CLIA releases four-phase pathway towards resumption of cruising

Sydney, Australia - January 25, 2015: View of cruise ship and Sydney skyline in a sunny day on January 25, 2015 in Sydney, Australia.

The Cruise Lines International Association (CLIA) has released a four-phase pathway toward a resumption of cruising in Australia based on vaccine percentages.

The cruise pathway has been developed in response to the federal government’s four-phase National Plan, which sets out key stages of reopening and the national vaccination targets that trigger them.

CLIA’s regional managing director, Joel Katz, said aligning the industry’s pathway with the government’s national plan would help provide certainty for Australians whose jobs rely on cruising.

It would also allow the implementation of extensive health protocols developed by cruise lines globally in response to COVID-19, which are already operating where cruising has restarted overseas.

“This is about having plans agreed in advance so that we’re ready as conditions improve with the rising vaccination rate,” Katz said.
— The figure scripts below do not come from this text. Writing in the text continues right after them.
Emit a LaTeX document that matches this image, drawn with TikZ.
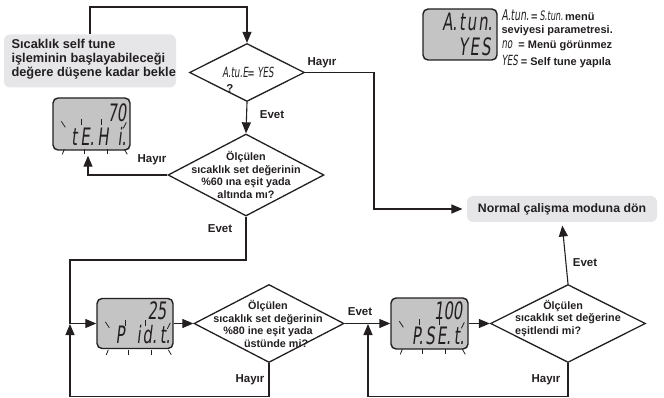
\documentclass[tikz,border=0pt]{standalone}
\usepackage{fontspec}
\setmainfont{Liberation Sans}
\newfontfamily\seg{DejaVu Sans}[FakeSlant=0.12,FakeStretch=0.62]
\usetikzlibrary{shapes.geometric,arrows.meta}
\definecolor{ink}{HTML}{231F20}
\definecolor{boxgray}{HTML}{E6E6E8}
\definecolor{lcdgray}{HTML}{C4C4C4}
\newcommand\lcdblink[1]{%
  \draw[blinkline] ([shift={(9,24)}]#1.north west) -- ++(4,6);
  \draw[blinkline] ([shift={(29,22)}]#1.north west) -- ++(0,6);
  \draw[blinkline] ([shift={(49,22)}]#1.north west) -- ++(0,6);
  \draw[blinkline] ([shift={(74,25)}]#1.north west) -- ++(-3,6);
  \draw[blinkline] ([shift={(12,52)}]#1.north west) -- ++(-2,5);
  \draw[blinkline] ([shift={(32,52)}]#1.north west) -- ++(0,5);
  \draw[blinkline] ([shift={(55,52)}]#1.north west) -- ++(0,5);
  \draw[blinkline] ([shift={(72,52)}]#1.north west) -- ++(3,5);
}
\newcommand\gap[1]{\hspace{#1pt}}
\begin{document}
\begin{tikzpicture}[x=1pt,y=-1pt,color=ink,line width=1.1pt,
  arr/.style={-{Triangle[length=11pt,width=9pt]}},
  decision/.style={draw,diamond,inner sep=0pt,line width=1.3pt},
  infobox/.style={fill=boxgray,rounded corners=6pt,inner sep=0pt},
  lcd/.style={draw,fill=lcdgray,rounded corners=5pt,line width=1.4pt,inner sep=0pt},
  blinkline/.style={line width=0.8pt},
  lbl/.style={font=\fontsize{11.5}{13}\selectfont\bfseries,inner sep=0pt},
  dtext/.style={font=\fontsize{10.8}{12.7}\selectfont\bfseries,align=center,inner sep=0pt},
  segbig/.style={font=\seg\fontsize{24}{24}\selectfont,inner sep=0pt},
  legend/.style={font=\fontsize{11}{12}\selectfont\bfseries,inner sep=0pt,anchor=west}]
\useasboundingbox (0,0) rectangle (664,398);

% info boxes
\node[infobox,minimum width=172pt,minimum height=53pt] (topbox) at (90,61) {};
\node[font=\fontsize{12.8}{14}\selectfont\bfseries,align=left,anchor=west,inner sep=0pt] (topt) at (11,59)
  {Sıcaklık self tune\\işleminin başlayabileceği\\değere düşene kadar bekle};
\node[infobox,minimum width=190pt,minimum height=26pt,font=\fontsize{12.3}{13}\selectfont\bfseries] (normal) at (562,209)
  {Normal çalişma moduna dön};

% decisions
\node[decision,minimum width=115pt,minimum height=58pt] (d1) at (247,72.5) {};
\node[inner sep=0pt] (d1t) at (248,72) {{\seg\fontsize{14}{14}\selectfont A.tu.E}{\bfseries\fontsize{11}{11}\selectfont=}\gap{3}{\seg\fontsize{14}{14}\selectfont YES}};
\node[lbl] (d1q) at (230,88) {?};
\node[decision,minimum width=156pt,minimum height=82pt] (d2) at (246,175) {};
\node[dtext] (d2t) at (246,175) {Ölçülen\\sıcaklık set değerinin\\\%60 ına eşit yada\\altında mı?};
\node[decision,minimum width=150pt,minimum height=78pt] (d3) at (269,323.5) {};
\node[dtext] (d3t) at (268,324) {Ölçülen\\sıcaklık set değerinin\\\%80 ine eşit yada\\\hspace*{1.5em}üstünde mi?};
\node[decision,minimum width=155pt,minimum height=78pt] (d4) at (568,323.5) {};
\node[dtext,align=left] (d4t) at (568,318.5) {\hspace*{2.6em}Ölçülen\\sıcaklık set değerine\\eşitlendi mi?};

% displays
\node[lcd,minimum width=77pt,minimum height=52pt] (lcd1) at (91.5,124) {};
\node[segbig,anchor=east] (l1a) at (127,113) {70};
\node[segbig,anchor=east] (l1b) at (127,136) {t\gap{3}E.\gap{3}H\gap{9}i.};
\lcdblink{lcd1}
\node[lcd,minimum width=76pt,minimum height=50pt] (lcd2) at (135,323.5) {};
\node[segbig,anchor=east] (l2a) at (167,311) {25};
\node[segbig,anchor=east] (l2b) at (171,335) {P\gap{12}i\gap{2}d.\gap{3}t.};
\lcdblink{lcd2}
\node[lcd,minimum width=77pt,minimum height=51pt] (lcd3) at (429.5,323.5) {};
\node[segbig,anchor=east] (l3a) at (463,311) {100};
\node[segbig,anchor=east] (l3b) at (465,336) {P.\gap{2}S\gap{2}E.\gap{3}t.};
\lcdblink{lcd3}
\node[lcd,minimum width=74pt,minimum height=51pt] (lcd0) at (460,34.5) {};
\node[segbig,anchor=east] (l0a) at (493,22) {A.\gap{2}t\gap{2}u\gap{2}n.};
\node[segbig,anchor=east] (l0b) at (491,47) {Y\gap{2}E\gap{2}S};

% legend
\node[legend] (leg1) at (501,15) {{\seg\mdseries\fontsize{15}{15}\selectfont A.tun.}\gap{2}=\gap{2}{\seg\mdseries\fontsize{13}{13}\selectfont S.tun.}\gap{2}menü};
\node[legend] (leg2) at (501,31) {seviyesi parametresi.};
\node[legend] (leg3) at (501,46) {{\seg\mdseries\fontsize{14}{14}\selectfont no}\gap{6}= Menü görünmez};
\node[legend] (leg4) at (501,61) {{\seg\mdseries\fontsize{14}{14}\selectfont YES}\gap{3}= Self tune yapıla};

% connectors
\draw[arr] (topbox.north) -- (90,7) -| (d1.north);
\draw[arr,shorten >=4pt] (d1.east) -- (374,72.5) |- (normal.west);
\node[lbl] at (322,63) {Hayır};
\draw[arr] (d1.south) -- (d2.north);
\node[lbl] at (272,115) {Evet};
\draw[arr] (d2.west) -| ([xshift=-3.5pt,yshift=-5pt]lcd1.south);
\node[lbl] at (152,160) {Hayır};
\coordinate (j1) at (70,323.5);
\draw (d2.south) -- (246,260) -| (j1);
\node[lbl] at (220,229) {Evet};
\draw[arr] (j1) -- (lcd2.west);
\draw[arr,shorten >=0.5pt] (d3.south) -- (269,396.5) -| (j1);
\node[lbl] at (250,380) {Hayır};
\draw[arr] (lcd2.east) -- (d3.west);
\coordinate (j2) at (368,323.5);
\draw[arr] (d3.east) -- (lcd3.west);
\node[lbl] at (360,312) {Evet};
\draw[arr,shorten >=0.5pt] (d4.south) -- (568,396.5) -| (j2);
\node[lbl] at (546,380) {Hayır};
\draw[arr] (lcd3.east) -- (d4.west);
\draw[arr,shorten >=3pt] (d4.north) -- (normal.south);
\node[lbl] at (585,263) {Evet};
\end{tikzpicture}
\end{document}
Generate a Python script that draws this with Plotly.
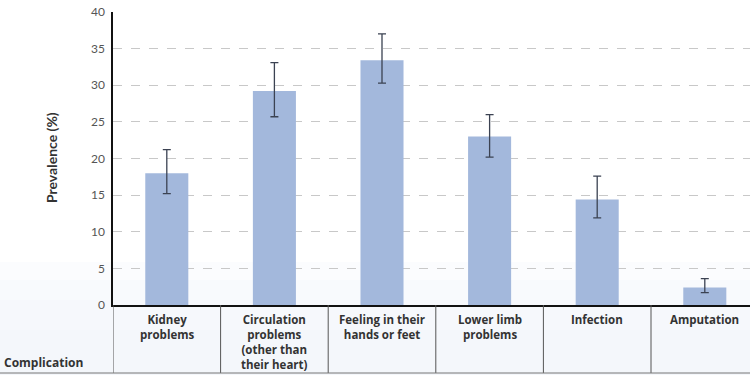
import plotly.graph_objects as go

categories = ["Kidney<br>problems",
              "Circulation<br>problems<br>(other than<br>their heart)",
              "Feeling in their<br>hands or feet",
              "Lower limb<br>problems",
              "Infection",
              "Amputation"]
prevalence = [18.0, 29.2, 33.4, 23.0, 14.4, 2.4]
ci_upper = [21.2, 33.1, 37.0, 26.0, 17.6, 3.6]
ci_lower = [15.2, 25.7, 30.3, 20.2, 11.9, 1.7]
y_ticks = [0, 5, 10, 15, 20, 25, 30, 35, 40]

x_idx = list(range(len(categories)))
err_plus = [u - v for u, v in zip(ci_upper, prevalence)]
err_minus = [v - l for v, l in zip(prevalence, ci_lower)]

FONT = "Lato"
CAT_FONT = "Open Sans"
fig = go.Figure()
fig.add_trace(go.Bar(
    x=x_idx, y=prevalence, width=0.4,
    marker=dict(color="#a3b8dc", line=dict(width=0)),
    error_y=dict(type="data", symmetric=False, array=err_plus, arrayminus=err_minus,
                 color="#3b4252", thickness=1.3, width=4),
    showlegend=False,
))

# plot geometry (pixels)
PLOT_L, PLOT_W = 113, 637
PLOT_T, PLOT_H = 12, 293
def py(p):
    return (PLOT_T + PLOT_H - p) / PLOT_H
def px(p):
    return (p - PLOT_L) / PLOT_W

shapes = []
# subtle tinted gradient at the bottom
tints = [(262, "#fbfcfe"), (280, "#f8fafd"), (300, "#f6f8fc"), (330, "#f4f7fb")]
for top, col in tints:
    shapes.append(dict(type="rect", xref="paper", yref="paper",
                       x0=px(0), x1=1, y0=py(375), y1=py(top),
                       fillcolor=col, line=dict(width=0), layer="below"))
# category separators
for i in range(len(categories)):
    shapes.append(dict(type="line", xref="x", yref="paper",
                       x0=i - 0.5, x1=i - 0.5, y0=py(373), y1=0,
                       line=dict(color="#555555", width=1)))
# bottom line
shapes.append(dict(type="line", xref="paper", yref="paper",
                   x0=px(0), x1=1, y0=py(373), y1=py(373),
                   line=dict(color="#777777", width=1)))

annotations = []
for i, c in enumerate(categories):
    annotations.append(dict(x=i, y=py(310), xref="x", yref="paper",
                            text="<b>" + c + "</b>", showarrow=False,
                            xanchor="center", yanchor="top", align="center",
                            font=dict(family=CAT_FONT, size=11.5, color="#333333")))
annotations.append(dict(x=px(2), y=py(362), xref="paper", yref="paper",
                        text="<b>Complication</b>", showarrow=False,
                        xanchor="left", yanchor="middle",
                        font=dict(family=CAT_FONT, size=12, color="#333333")))
annotations.append(dict(x=px(51), y=py(158), xref="paper", yref="paper",
                        text="<b>Prevalence (%)</b>", showarrow=False, textangle=-90,
                        xanchor="center", yanchor="middle",
                        font=dict(family=FONT, size=14, color="#333333")))

fig.update_layout(
    width=750, height=375,
    margin=dict(l=PLOT_L, r=0, t=PLOT_T, b=375 - PLOT_T - PLOT_H),
    paper_bgcolor="white", plot_bgcolor="rgba(0,0,0,0)",
    font=dict(family=FONT),
    shapes=shapes, annotations=annotations,
    xaxis=dict(range=[-0.5, -0.5 + PLOT_W / 107.6], showticklabels=False, showgrid=False,
               zeroline=False, showline=True, linecolor="#111111", linewidth=2, ticks=""),
    yaxis=dict(range=[0, 40], tickvals=y_ticks, showgrid=True, gridcolor="#c8c8c8",
               griddash="dash", gridwidth=1, zeroline=False, showline=True,
               linecolor="#111111", linewidth=1.5, ticks="", ticklabelstandoff=4,
               tickfont=dict(family=FONT, size=12, color="#555555")),
    bargap=0.6,
)
fig.write_html("out.html", config={"displayModeBar": False},
               post_script="document.body.style.margin='0';")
“Our governments have created a four-phase plan to reopen Australia, and we’re now calling for our own four-phase pathway to be included in this process.”

Key goals in the cruise industry pathway are set against each of the four phases in the National Plan:

  • Current phase (vaccinate, prepare and pilot) – agreement between governments and the cruise industry on a framework for cruising’s restart and the industry’s layered health protocols, with potential to pilot small domestic expedition cruises as health conditions allow.
  • Vaccination transition phase (~70 per cent of adult population vaccinated) – resume limited domestic-only cruises within an Australian bubble, in line with the industry’s health protocols.
  • Consolidation phase (≥80 per cent of adult population vaccinated) – more extensive domestic sailings and carefully controlled trans-Tasman itineraries and other regional “bubble” sailings when conditions allow, with ongoing health protocols in place.
  • Post-vaccination phase – resume carefully controlled international itineraries from Australian ports with ongoing health protocols in place.

Katz said Australia was now the only major cruise market in the world where governments had yet to achieve progress on a framework for cruising’s resumption.

“Almost one million people have successfully sailed in countries where cruising has already resumed, including in the US, Europe and parts of Asia,” he said.

“Cruising involves long lead-times ahead of operations, so we need a plan in place now so we can work towards reviving an industry worth more than $5 billion a year to communities around Australia.”